By doing this mini-interview before the content-focused testing, I was able to ask the participants questions about specific parts of our content, that would likely have been relevant for their patient’s care.

For example, if a participant described how they performed a toxicological risk assessment on their patient, I used the participant’s description to ask questions specifically about our content on performing a toxicological risk assessment.

This structure gave me insights into what aspects of the content participants found important or helpful, what content they found confusing or question, and how this content compared to other resources they had used.

One of the tricky parts about content testing is timing your questions at the right moment. Participants need to have time to read through the content, and as the interviewer you have to learn to love the silence even more than usual. This is what makes content testing distinct from typical usability work on a feature.

To follow their thought processes while giving them enough time to read and absorb the information, I instructed them to think aloud as much as possible. Whenever they’d make a comment that was ambiguous, for example, “This is cool”, “This is helpful”, “I don’t think this is useful”, “Why is this here?” I’d ask them to tell me more or explain why.

Timing my follow-up questions was also very important. I didn’t want to interrupt their train of thought, but also didn’t want to let them get too far into another paragraph or section before clarifying what their comment meant.
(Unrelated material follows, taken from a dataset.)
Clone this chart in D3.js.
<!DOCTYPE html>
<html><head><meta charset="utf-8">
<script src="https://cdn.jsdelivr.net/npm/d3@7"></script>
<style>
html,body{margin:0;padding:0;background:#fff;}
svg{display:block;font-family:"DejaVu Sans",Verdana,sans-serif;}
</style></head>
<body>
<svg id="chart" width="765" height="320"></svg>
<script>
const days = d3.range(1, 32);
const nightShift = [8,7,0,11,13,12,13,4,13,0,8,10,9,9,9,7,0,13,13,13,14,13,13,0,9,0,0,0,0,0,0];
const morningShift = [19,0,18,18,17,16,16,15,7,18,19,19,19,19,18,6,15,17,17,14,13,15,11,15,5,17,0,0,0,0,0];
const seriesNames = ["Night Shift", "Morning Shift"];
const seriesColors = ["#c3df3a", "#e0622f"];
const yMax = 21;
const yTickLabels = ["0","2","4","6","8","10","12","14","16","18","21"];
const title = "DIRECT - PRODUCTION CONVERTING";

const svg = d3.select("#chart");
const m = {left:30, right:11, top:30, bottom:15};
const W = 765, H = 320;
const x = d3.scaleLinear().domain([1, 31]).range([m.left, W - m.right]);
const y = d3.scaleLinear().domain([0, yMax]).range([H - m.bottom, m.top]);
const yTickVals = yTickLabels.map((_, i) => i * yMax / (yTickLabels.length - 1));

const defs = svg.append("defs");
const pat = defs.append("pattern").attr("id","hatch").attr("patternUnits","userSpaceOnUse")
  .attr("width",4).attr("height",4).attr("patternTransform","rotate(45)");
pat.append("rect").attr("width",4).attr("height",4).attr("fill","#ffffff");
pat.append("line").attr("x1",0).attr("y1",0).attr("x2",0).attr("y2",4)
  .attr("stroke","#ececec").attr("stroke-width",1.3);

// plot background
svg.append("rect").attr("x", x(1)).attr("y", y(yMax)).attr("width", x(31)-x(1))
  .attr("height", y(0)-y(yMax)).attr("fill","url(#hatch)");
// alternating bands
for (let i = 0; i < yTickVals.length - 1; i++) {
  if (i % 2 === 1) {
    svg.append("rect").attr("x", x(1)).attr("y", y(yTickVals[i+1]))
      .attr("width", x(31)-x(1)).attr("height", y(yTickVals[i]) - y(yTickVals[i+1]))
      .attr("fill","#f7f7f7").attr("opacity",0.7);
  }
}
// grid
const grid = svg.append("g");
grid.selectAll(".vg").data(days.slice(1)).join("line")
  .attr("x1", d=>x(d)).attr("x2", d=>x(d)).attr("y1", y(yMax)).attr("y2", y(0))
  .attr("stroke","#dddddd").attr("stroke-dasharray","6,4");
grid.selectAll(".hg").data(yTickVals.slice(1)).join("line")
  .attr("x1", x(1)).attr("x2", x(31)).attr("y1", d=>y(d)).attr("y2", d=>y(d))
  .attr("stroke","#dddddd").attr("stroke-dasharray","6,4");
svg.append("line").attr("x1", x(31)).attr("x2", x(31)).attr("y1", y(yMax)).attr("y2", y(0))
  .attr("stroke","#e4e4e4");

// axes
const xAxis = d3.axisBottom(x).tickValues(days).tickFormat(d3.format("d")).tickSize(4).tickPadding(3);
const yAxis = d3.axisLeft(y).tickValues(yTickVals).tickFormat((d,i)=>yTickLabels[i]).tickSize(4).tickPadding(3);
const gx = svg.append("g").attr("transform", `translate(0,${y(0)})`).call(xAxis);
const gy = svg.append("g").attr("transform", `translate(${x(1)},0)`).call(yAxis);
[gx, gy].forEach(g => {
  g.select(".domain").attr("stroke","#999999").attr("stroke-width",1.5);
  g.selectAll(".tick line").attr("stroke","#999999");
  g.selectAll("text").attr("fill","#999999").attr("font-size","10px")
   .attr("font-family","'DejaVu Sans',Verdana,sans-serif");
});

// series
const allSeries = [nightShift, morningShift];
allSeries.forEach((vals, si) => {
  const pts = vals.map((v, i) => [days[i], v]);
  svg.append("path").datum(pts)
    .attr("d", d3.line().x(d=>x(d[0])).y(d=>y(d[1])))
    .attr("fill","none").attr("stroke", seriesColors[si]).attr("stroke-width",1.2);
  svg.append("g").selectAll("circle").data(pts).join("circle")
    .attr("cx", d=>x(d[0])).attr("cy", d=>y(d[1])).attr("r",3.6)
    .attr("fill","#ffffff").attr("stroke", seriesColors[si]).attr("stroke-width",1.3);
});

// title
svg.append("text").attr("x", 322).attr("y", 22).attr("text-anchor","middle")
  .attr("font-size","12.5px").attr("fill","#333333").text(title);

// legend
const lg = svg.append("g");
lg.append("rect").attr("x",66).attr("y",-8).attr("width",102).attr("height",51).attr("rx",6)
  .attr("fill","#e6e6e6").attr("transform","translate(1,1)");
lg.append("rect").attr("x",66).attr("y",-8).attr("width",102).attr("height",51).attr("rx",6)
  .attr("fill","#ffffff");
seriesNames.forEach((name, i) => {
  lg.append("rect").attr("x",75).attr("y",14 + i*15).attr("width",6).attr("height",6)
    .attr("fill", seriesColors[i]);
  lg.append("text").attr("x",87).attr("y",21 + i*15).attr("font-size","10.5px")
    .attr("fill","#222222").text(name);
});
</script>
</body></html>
Overall, we felt our content testing worked well as our technique gathered a lot of insightful and detailed feedback to analyze. Additionally, all the preparation we did beforehand certainly paid off.

Defining tags before analyzing is key

We’d gathered a lot of feedback about the different objectives and use cases our participants had come across, however, digesting this feedback was a mouthful. So I broke it down into smaller bite size pieces.
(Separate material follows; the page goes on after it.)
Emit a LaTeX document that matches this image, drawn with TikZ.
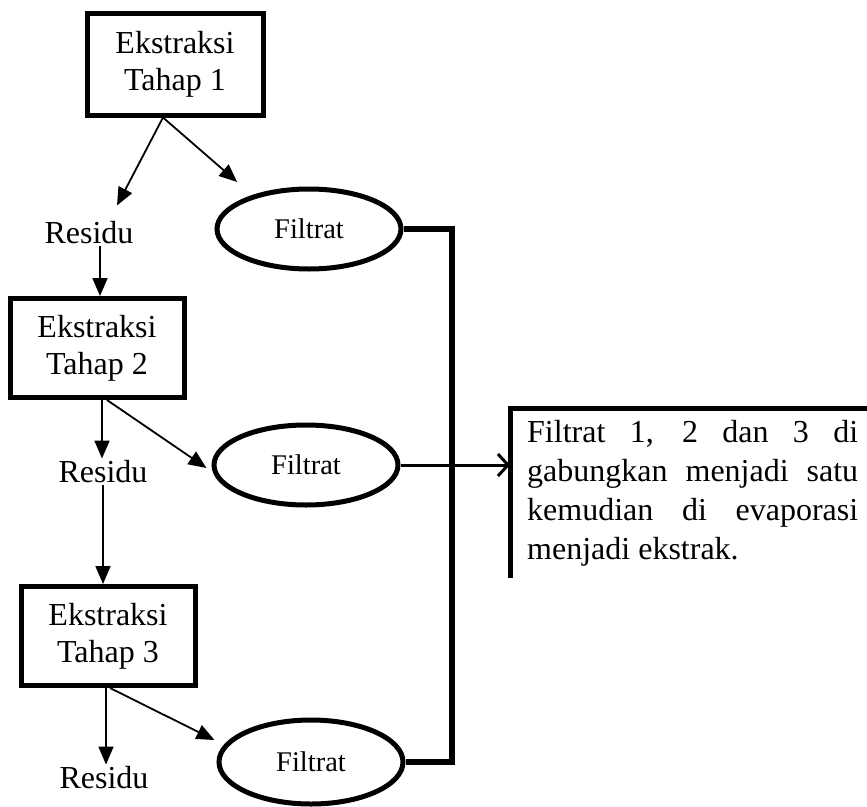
\documentclass[tikz,border=0pt]{standalone}
\usepackage{fontspec}
\setmainfont{Liberation Serif}
\usetikzlibrary{arrows.meta,positioning,shapes.geometric}

\begin{document}
\begin{tikzpicture}[
    x=1pt, y=-1pt,
    stage/.style={rectangle, draw, line width=5pt, minimum width=174pt, minimum height=99pt, align=center, font=\fontsize{32}{37}\selectfont},
    filtrat/.style={ellipse, draw, line width=5pt, minimum width=184pt, minimum height=80pt, font=\fontsize{28.5}{34}\selectfont},
    residu/.style={inner sep=2pt, font=\fontsize{32}{35}\selectfont},
    arrow/.style={-{Triangle[length=18pt,width=15pt]}, line width=1.8pt},
    bus/.style={line width=5.5pt},
    merge/.style={-{Straight Barb[length=10pt,width=22pt]}, line width=3pt}
]
\useasboundingbox (0,0) rectangle (867,806);
\clip (0,0) rectangle (867,806);

% Extraction stages
\node[stage, minimum width=176pt, minimum height=102pt] (tahap1) at (175,64) {Ekstraksi\\Tahap 1};
\node[stage] (tahap2) at (97,348) {Ekstraksi\\Tahap 2};
\node[stage] (tahap3) at (108,636) {Ekstraksi\\Tahap 3};

% Residues
\node[residu] (residu1) at (89,233) {Residu};
\node[residu] (residu2) at (103,472) {Residu};
\node[residu] (residu3) at (104,778) {Residu};

% Filtrates
\node[filtrat] (filtrat1) at (309,229) {Filtrat};
\node[filtrat] (filtrat2) at (306,465) {Filtrat};
\node[filtrat, minimum height=84pt] (filtrat3) at (311,762) {Filtrat};

% Result
\node[anchor=north west, text width=331pt, inner xsep=17pt, minimum height=170pt, align=justify,
      font=\fontsize{32}{39}\selectfont] (hasil) at (510,408)
    {Filtrat 1, 2 dan 3 di gabungkan menjadi satu kemudian di evaporasi menjadi ekstrak.};
\draw[line width=5pt] (hasil.south west) -- (hasil.north west) -- (hasil.north east);

% Stage flow
\draw[arrow] ([xshift=-12pt]tahap1.south) -- ([shift={(28,-14)}]residu1.north);
\draw[arrow] ([xshift=-12pt]tahap1.south) -- ([shift={(-5,-17)}]filtrat1.north west);
\draw[arrow] ([xshift=11pt]residu1.south) -- ([xshift=11pt]residu1.south |- tahap2.north);
\draw[arrow] ([xshift=5pt]tahap2.south) -- ([xshift=5pt]tahap2.south |- residu2.north);
\draw[arrow] ([xshift=10pt]tahap2.south) -- ([shift={(-5,3)}]filtrat2.west);
\draw[arrow] (residu2.south) -- (residu2.south |- tahap3.north);
\draw[arrow] ([xshift=-2pt]tahap3.south) -- ([xshift=-2pt]tahap3.south |- residu3.north);
\draw[arrow] ([xshift=2pt]tahap3.south) -- ([shift={(-2,-22)}]filtrat3.west);

% Filtrates joined
\coordinate (join) at (452,0);
\draw[bus] (filtrat1.east) -- (filtrat1.east -| join) -- (filtrat3.east -| join) -- (filtrat3.east);
\draw[merge] (filtrat2.east) -- (filtrat2.east -| hasil.west);

\end{tikzpicture}
\end{document}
Using Dovetail, I created a framework of tags based on the document our EM specialist created and from our participants’ feedback. I first created tags for any tasks that were mentioned, for example, any immediate antidotes or treatments that were given to a patient when they were admitted to the emergency department or when they performed a toxicological risk assessment. The tags we used were based on the questions in the script and placed into categories.

Below is a screenshot of what it looked like when we put the information into Dovetail:

Using these tasks, I then created a table with the Actions mentioned that were cross-referenced with the other four categories. This helped to see the patterns and insights.

This is the first time I’ve prepared this type of complex tagging in this way, and I can honestly say it was incredibly beneficial for the project. We were able to classify the feedback on a deeper level, and bypass the usual tags (for example, wants, needs, haves, pain points) that haven’t often led to clear insights in a niche market, like EM residents.

If you try out this framework, I’d be interested to hear your thoughts, and if it worked well for you.


I learnt a great deal about how to prepare for testing content for a specialized market like medicine, and especially how content testing deepened my understanding of our participants’ daily lives as EM doctors.

One thing I would do differently is to get our editors more involved earlier in the process so they can observe the interviews and see first hand how our participants go through the content for the first time.

I also believe we underestimated the amount of insights we would gain from the content testing. We gathered a lot of feedback to analyze and disseminate across multiple teams, making this a bigger project than we initially anticipated.

When testing significant amounts of content for the first time that are meant to be consumed and applied in multiple tasks, be generous with your timelines. Let stakeholders know that feedback will take dedicated time to analyze and be shared with the relevant teams, to help set timeline expectations.

On a final note, this project showed me that with the right amount of preparation, successful content testing is achievable. I’d recommend this approach to anyone testing content on a topic or field that you’re not familiar with.